Condolence from Dawana Faye Daniel on April 18th, 2019 4:33 pm

To Dr Conrad’s Family,
I was a very young student nurse in the mid 1950’s. Dr Conrad was always had so much patience with us. During my Senior year I was assigned to the Orthopedic Ward. I have to add at that time I was only 5 Feet and 84 Pounds.
He must have seen something in my rotation because I was reassigned again. I love Orthopedics. However, when I was assigned again I made a trip to the Director of Nurses and reminded her we had State Boards in the near future and I was lacking in the surgery area.
She very sternly told me that this was not her decision. Dr Coonrad
and the Orthopedic Staff had requested me. I guess because of my size I could flip a polio patient better than anyone. He said he never felt it. This was due on my shift. They were trying to transfer him to a special facility but he was not ready. So by keeping me on Orthopedics he had a better chance. Dr Coonrad was nice enough to thank me. I never knew what happened because I had a Wedding to plan and lost contact with all the Doctors including his wife Dr Evelyn Coorad. She was a first female Doctor that I remember and admired.
After 14 years I changed from Nursing to teaching a Med Sci Class. I cannot name the times I used his teaching in my classroom. So his legacy has even been known in Versailles Kentucky
God Bless You I know you will miss him. He is now once again with his Evelyn.

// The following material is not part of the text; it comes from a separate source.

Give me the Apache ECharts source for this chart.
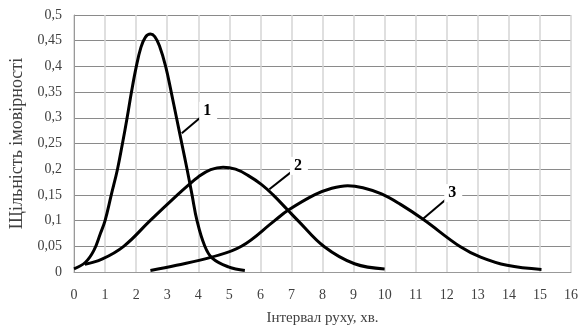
<!DOCTYPE html>
<html>
<head>
<meta charset="utf-8">
<script src="https://cdn.jsdelivr.net/npm/echarts@6/dist/echarts.min.js"></script>
<style>
  html, body { margin: 0; padding: 0; background: #fff; }
  #chart { width: 586px; height: 332px; }
</style>
</head>
<body>
<div id="chart"></div>
<script>
// curve points [interval, density]
var curve1 = [[0, 0.006], [0.37, 0.019], [0.64, 0.042], [0.85, 0.075], [1.0, 0.1], [1.2, 0.15], [1.4, 0.2],
  [1.56, 0.25], [1.71, 0.3], [1.85, 0.35], [2.0, 0.398], [2.15, 0.436], [2.3, 0.457], [2.46, 0.463], [2.6, 0.458],
  [2.75, 0.44], [2.95, 0.4], [3.13, 0.35], [3.3, 0.3], [3.47, 0.25], [3.64, 0.2], [3.8, 0.15], [3.96, 0.1],
  [4.2, 0.052], [4.45, 0.027], [4.97, 0.01], [5.5, 0.003]]
var curve2 = [[0.35, 0.015], [0.9, 0.025], [1.6, 0.05], [2.45, 0.1], [3.33, 0.15], [3.7, 0.17], [4.0, 0.185],
  [4.4, 0.199], [4.8, 0.204], [5.2, 0.2], [5.6, 0.188], [6.04, 0.17], [6.41, 0.15], [6.89, 0.12], [7.21, 0.1],
  [8.06, 0.049], [9.03, 0.016], [10.0, 0.006]]
var curve3 = [[2.46, 0.003], [3.3, 0.013], [4.43, 0.029], [5.39, 0.05], [6.46, 0.1], [6.89, 0.12], [7.74, 0.15],
  [8.3, 0.163], [8.81, 0.168], [9.3, 0.164], [9.9, 0.152], [10.5, 0.132], [11.25, 0.102], [12.44, 0.049],
  [13.09, 0.029], [13.94, 0.013], [15.05, 0.005]]

// leader lines from each curve to its number
var leader1 = [[3.47, 0.27], [4.27, 0.311]]
var leader2 = [[6.29, 0.161], [7.19, 0.204]]
var leader3 = [[11.23, 0.103], [12.16, 0.151]]
var curveNames = ['1', '2', '3']

var chart = echarts.init(document.getElementById('chart'))

function comma(v) {
  return String(Math.round(v * 100) / 100).replace('.', ',')
}

function leader(points, name) {
  return {
    silent: true,
    symbol: 'none',
    lineStyle: { color: '#000', width: 2, type: 'solid' },
    label: {
      show: true,
      position: 'end',
      formatter: name,
      distance: 2,
      color: '#000',
      fontFamily: 'Liberation Serif',
      fontWeight: 'bold',
      fontSize: 16,
      backgroundColor: '#fff',
      padding: [1, 6, 1, 4]
    },
    data: [[{ coord: points[0] }, { coord: points[1] }]]
  }
}

function curve(data, pts, name) {
  return {
    type: 'line',
    data: data,
    smooth: 0.4,
    showSymbol: false,
    lineStyle: { color: '#000', width: 3 },
    markLine: leader(pts, name)
  }
}

chart.setOption({
  animation: false,
  textStyle: { fontFamily: 'Liberation Serif' },
  grid: { left: 71, right: 15, top: 15, bottom: 60 },
  xAxis: {
    type: 'value',
    min: 0,
    max: 16,
    interval: 1,
    name: 'Інтервал руху, хв.',
    nameLocation: 'middle',
    nameGap: 39,
    nameTextStyle: { fontFamily: 'Liberation Serif', fontSize: 15, color: '#404040' },
    axisLine: { show: true, lineStyle: { color: '#999', width: 1 } },
    axisTick: { show: false },
    axisLabel: { margin: 16, fontFamily: 'Liberation Serif', fontSize: 14, color: '#404040' },
    splitLine: { show: true, lineStyle: { color: '#d4d4d4', width: 1.5 } }
  },
  yAxis: {
    type: 'value',
    min: 0,
    max: 0.5,
    interval: 0.05,
    name: 'Щільність імовірності',
    nameLocation: 'middle',
    nameGap: 48,
    nameTextStyle: { fontFamily: 'Liberation Serif', fontSize: 18, color: '#404040' },
    axisLine: { show: true, lineStyle: { color: '#999', width: 1 } },
    axisTick: { show: false },
    axisLabel: { margin: 12, fontFamily: 'Liberation Serif', fontSize: 14, color: '#404040', formatter: comma },
    splitLine: { show: true, lineStyle: { color: '#8a8a8a', width: 1 } }
  },
  series: [
    curve(curve1, leader1, curveNames[0]),
    curve(curve2, leader2, curveNames[1]),
    curve(curve3, leader3, curveNames[2])
  ]
})
</script>
</body>
</html>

Condolence from Carolyn Evans on April 21st, 2019 7:17 pm

I worked with Dr. Coorad for forty years at Watts and DRH. He was always very pleasant and had the greatest respect for his patients. To the family you could be so proud.

Condolence from Jim Ketch on April 22nd, 2019 9:31 am

I joined the UNC Department of Music faculty in the fall of 1977. My wife and I were living in an apartment complex in Durham and we were looking for a church. Our first stop was Westminster Presbyterian Church. We parked our car and as we walked toward the sanctuary, we were greeted by a couple – Ralph and Evelyn Coonrad. They were so kind and welcoming. WPC was the only church we ever visited. We have been members for over 40 years. Ralph was the elder for our daughter’s baptism. He would stop by our house from time to time to visit and share a sandwich. Ralph and Evelyn lived their faith each and every day. I give God thanks for the lives of Ralph and Evelyn Coonrad.

Jim Ketch

Condolence from Diane Kelly on April 22nd, 2019 1:56 pm

Dr. Coonrad was such a kind gentleman. As a single mother, I brought my very young children to Westminster in hopes of finding a local church family in 2003. We often sat in the rown in front of him and he always spoke to my daughters and smiled at their antics. It was a pleasure to know him. Having Holly, Kevin, and Grace at Westminster is a wonderful legacy.

Condolence from jean EBERDT on April 25th, 2019 12:32 pm

I will always remember sitting with you in church atWestminster when I first arrived in Durham.

Condolence from carol w lyndon on May 15th, 2019 12:36 pm

He saved my life. I was a teenager in 1966 and was not about to have this scoliosis operation! He was so kind and patient with stubborn me. He asked my mom what my favorite flower was. The next day he shows up in my hospital room the day before with gardenias ! I loved this man! God bless you Dr. Coonrad. Thank you for my life.